Employing virtually every sculptural technique—from moulding, casting, carving and modelling to assemblage and bricolage— Valérie Blass explores the territories between animal, human and inanimate forms, creating strange, hybrid objects.
The impact of Valérie Blass’s work resides in the anachronistic way she navigates between two sculptural traditions. She makes free-standing, vertical, handmade, humanscale,
autonomous pieces that locate her squarely within the classical tradition of figurative sculpture. But the diversity of her materials and the plethora of mass-produced, bought and found objects she uses, stemming from an enthusiastic engagement with the material culture of the twenty-first century, anchor her art in assemblage and bricolage.

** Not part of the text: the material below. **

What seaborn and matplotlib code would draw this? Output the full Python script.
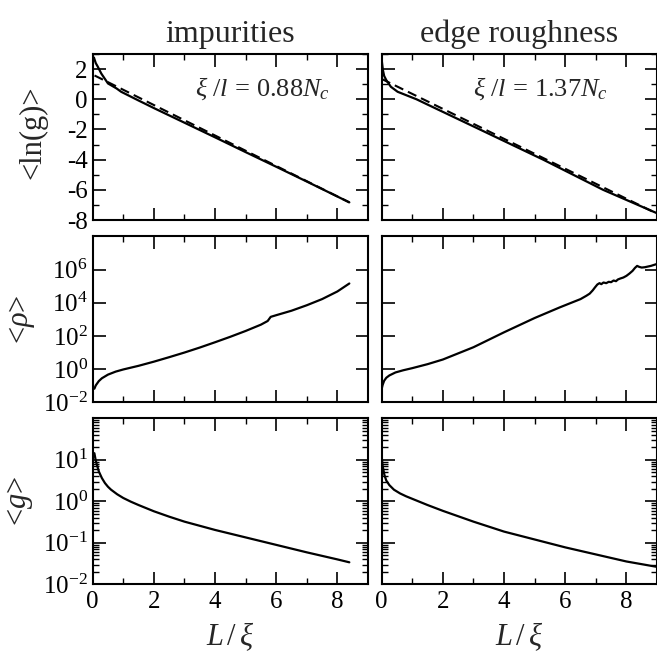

The exhibition, which contains approximately thirty new works, is accompanied by a major publication that includes essays by the curator, Lesley Johnstone, and by feminist art historian Amelia Jones, as well as an interview with the artist by Wayne Baerwaldt. It is Blass’s largest exhibition to date, following her participation in the inaugural Québec Triennial at the Musée d’art contemporain de Montréal in 2008 and numerous group and solo exhibitions in Montréal and across Canada.
Biography
Born in Montréal in 1967, Valérie Blass holds a bachelor’s and a master’s degree in visual and media arts from the Université du Québec à Montréal. In addition to participating in the first Triennial mounted by the Musée d’art contemporain de Montréal, she has had solo exhibitions at Parisian Laundry, in 2008 and 2011, and the Museum of Contemporary Canadian Art in Toronto, in 2009. In 2010, she took part in group exhibitions organized by the National Gallery of Canada, the Montreal Museum of Fine Arts and the Musée national des beaux-arts du Québec. Her works were also previously seen at the Power Plant and the Blackwood Gallery in Toronto, and at Galerie Clark in Montréal.